I still like fall best, though what I now treasure most about it is its unwillingness to waste time. Fall knows exactly what it must do and gets on with it. It’s a period of transition. It’s about endings. But it is mostly about those leaves and our fragility. I can’t help but wonder whether the trees process the loss as they strip their color, whether they mourn what once was, whether they ache with the melancholy wrought by the shorter days.
For six years of falls, in the weeks before frost blanketed the grass, I walked with my youngest son to school. Each morning, we stopped in a nearby field to pick through the patches of lingering summer clover.

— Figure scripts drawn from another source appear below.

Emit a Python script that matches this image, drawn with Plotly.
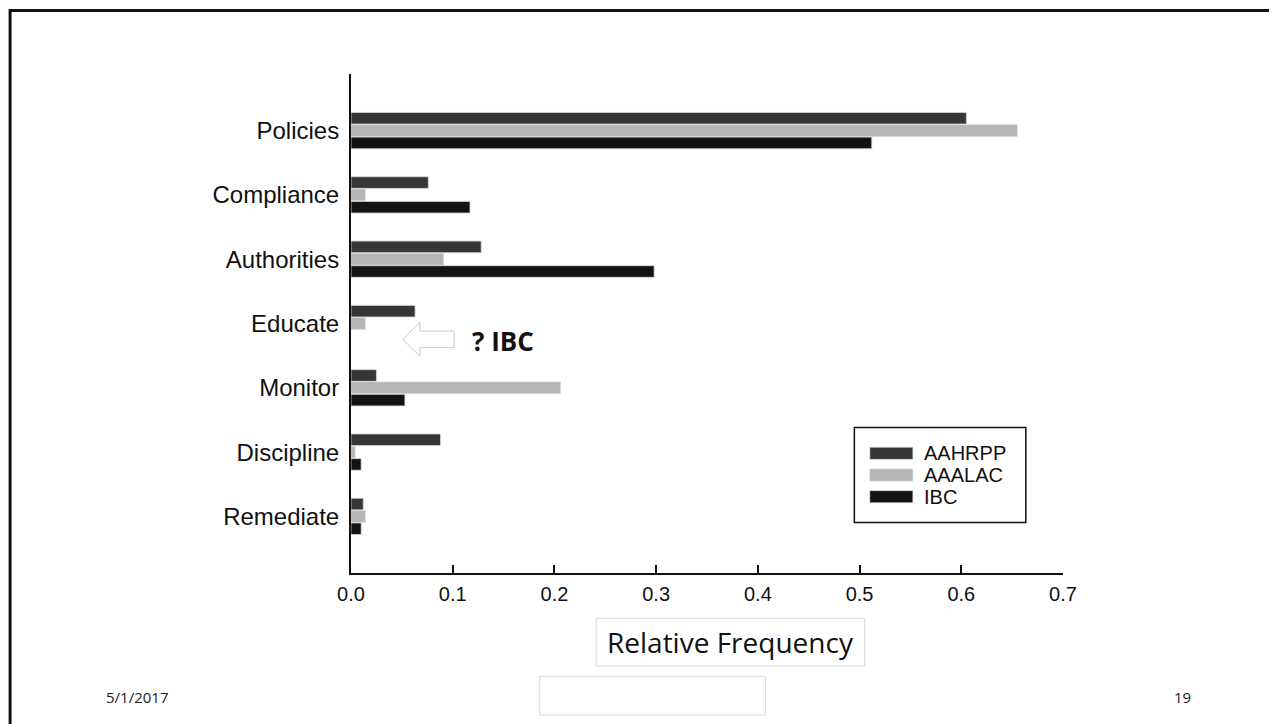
import plotly.graph_objects as go

categories = ["Policies", "Compliance", "Authorities", "Educate", "Monitor", "Discipline", "Remediate"]
series_names = ["AAHRPP", "AAALAC", "IBC"]
aahrpp = [0.605, 0.076, 0.128, 0.063, 0.025, 0.088, 0.012]
aaalac = [0.655, 0.014, 0.091, 0.014, 0.206, 0.004, 0.014]
ibc = [0.512, 0.117, 0.298, None, 0.053, 0.010, 0.010]
series_values = [aahrpp, aaalac, ibc]
series_colors = ["#363636", "#b5b5b5", "#131313"]
x_ticks = [0.0, 0.1, 0.2, 0.3, 0.4, 0.5, 0.6, 0.7]
x_tick_labels = ["0.0", "0.1", "0.2", "0.3", "0.4", "0.5", "0.6", "0.7"]

# page offset (body margin) compensation
OFF = 8
W, H = 1277, 724
PW, PH = 1062.7 - 350.5, 573 - 74
L, T = 350.5 - OFF, 74 - OFF
R, B = W - L - PW, H - T - PH


def px(x):
    return (x - OFF - L) / PW


def py(y):
    return (T + PH - (y - OFF)) / PH


fig = go.Figure()
for name, vals, col in zip(series_names, series_values, series_colors):
    fig.add_trace(go.Bar(
        y=categories, x=vals, name=name, orientation="h",
        marker=dict(color=col, line=dict(color="#d4d4d4", width=0.8)),
        showlegend=False,
    ))

shapes = []
annotations = []

# slide border
shapes.append(dict(type="rect", xref="paper", yref="paper",
                   x0=px(9.5), x1=px(1300), y0=py(10.5), y1=py(760),
                   line=dict(color="#111111", width=3), fillcolor="rgba(0,0,0,0)"))

# custom legend
shapes.append(dict(type="rect", xref="paper", yref="paper",
                   x0=px(854), x1=px(1025.5), y0=py(427.5), y1=py(522.5),
                   line=dict(color="#111111", width=1.5), fillcolor="white"))
legend_y = [453.3, 475, 496.7]
for name, col, yy in zip(series_names, series_colors, legend_y):
    shapes.append(dict(type="rect", xref="paper", yref="paper",
                       x0=px(869.5), x1=px(912.5), y0=py(yy - 6), y1=py(yy + 6),
                       line=dict(color="#d4d4d4", width=0.6), fillcolor=col))
    annotations.append(dict(xref="paper", yref="paper", x=px(922), y=py(yy),
                            xanchor="left", yanchor="middle", text=name, showarrow=False,
                            font=dict(family="Liberation Sans", size=20, color="#111111")))

# arrow outline
path = "M {},{} L {},{} L {},{} L {},{} L {},{} L {},{} L {},{} Z".format(
    px(402.3), py(339.3),
    px(419.5), py(322.3),
    px(419.5), py(331),
    px(453.7), py(331),
    px(453.7), py(347.7),
    px(419.5), py(347.7),
    px(419.5), py(356.3),
)
shapes.append(dict(type="path", xref="paper", yref="paper", path=path,
                   line=dict(color="#c8c8c8", width=1), fillcolor="white"))
annotations.append(dict(xref="paper", yref="paper", x=px(470), y=py(341),
                        xanchor="left", yanchor="middle", text="<b>? IBC</b>", showarrow=False,
                        font=dict(family="Open Sans", size=26, color="#111111")))

# x-axis title box
shapes.append(dict(type="rect", xref="paper", yref="paper",
                   x0=px(595.7), x1=px(864.3), y0=py(618.3), y1=py(666),
                   line=dict(color="#d6d6d6", width=1), fillcolor="white"))
annotations.append(dict(xref="paper", yref="paper", x=px(730), y=py(642),
                        xanchor="center", yanchor="middle", text="Relative Frequency", showarrow=False,
                        font=dict(family="Open Sans", size=28, color="#111111")))
# empty box
shapes.append(dict(type="rect", xref="paper", yref="paper",
                   x0=px(539.3), x1=px(765), y0=py(676.3), y1=py(715),
                   line=dict(color="#d6d6d6", width=1), fillcolor="white"))

# footer
annotations.append(dict(xref="paper", yref="paper", x=px(136), y=py(696.5),
                        xanchor="center", yanchor="middle", text="5/1/2017", showarrow=False,
                        font=dict(family="Open Sans", size=15, color="#222222")))
annotations.append(dict(xref="paper", yref="paper", x=px(1182), y=py(696.5),
                        xanchor="center", yanchor="middle", text="19", showarrow=False,
                        font=dict(family="Open Sans", size=15, color="#222222")))

fig.update_layout(
    width=W, height=H,
    margin=dict(l=L, r=R, t=T, b=B, pad=0),
    paper_bgcolor="white", plot_bgcolor="white",
    barmode="group", bargap=0.425, bargroupgap=0.06,
    shapes=shapes, annotations=annotations,
    showlegend=False,
    xaxis=dict(range=[0, 0.7], tickvals=x_ticks, ticktext=x_tick_labels,
               ticks="inside", ticklen=8, tickwidth=2, tickcolor="#111111",
               showline=True, linewidth=2, linecolor="#111111",
               showgrid=False, zeroline=False, ticklabelstandoff=2,
               tickfont=dict(family="Liberation Sans", size=20, color="#111111")),
    yaxis=dict(type="category", categoryorder="array", categoryarray=categories,
               range=[6.88, -0.88], showline=True, linewidth=2, linecolor="#111111",
               ticks="", showgrid=False, zeroline=False, ticklabelstandoff=5,
               tickfont=dict(family="Liberation Sans", size=24, color="#111111")),
)

fig.write_html("out.html")
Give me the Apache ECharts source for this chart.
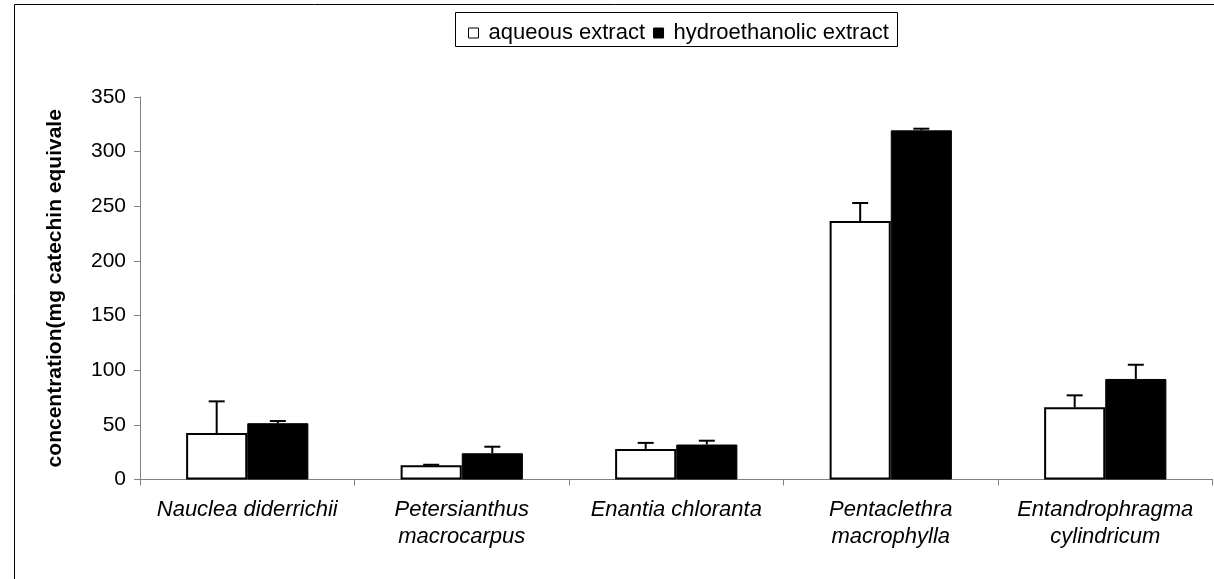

We looked every day until we found a rare four-leaf specimen, the sign of a lucky year ahead. Later, we pressed our find into an album, labeling the date, and discussed how, when it comes to grades, you have to work hard for your luck.
The ritual helped him adjust to the new school year, but I knew that the autumn would come when he’d be too old or too embarrassed to sit on the grass with his mother. I clung like a barnacle to his willingness for as long as it remained within reach.
When he moved on to middle school last year, I started driving him in the mornings and we had to search for our clover on a Sunday instead. By this fall, however, he was already focused on other activities. He’d outgrown clover-picking altogether, quietly moving on to adolescence during this season of transitions. Our ritual ended without a sound, just as the leaves began to drop silently from the trees.
Still, we talk all the time, and for that I consider myself blessed. Lately, we’ve spoken about how there are things that may never make sense in our curious world, how there is love and hidden wisdom behind G-d’s plan, and how none of these facts excuse a seventh grader from doing his homework.
It takes nothing more than reading the news each day to fully grasp how little we understand of the Big Picture. On the morning of the Har Nof massacre, I shared the painful story with my son when he stumbled down to breakfast. His reaction was blunt and full of sadness. “How the heck do you expect me to go to school and pretend that everything is normal when it clearly isn’t?”
“Because that’s what we have to do,” I told him.
I never try to hide my tears from my boys, though I do have to fight the inclination to curl up into a ball. I want more than anything to help them see the good in a world whose light seems to dim with the passing days. After all, life goes on, even as we mourn, even as we try to comfort those facing irrevocable losses, even as we pray for G-d’s justice.
There is a profound intelligence to the unfolding of the seasons. Spring emerges hopefully from the chill of winter, hesitating from bud to blossom. It melds with summer before drying up on its way into fall, where we are reminded of the fact that all life is fragile. But this autumn, more than ever, we need not look at the falling leaves to know.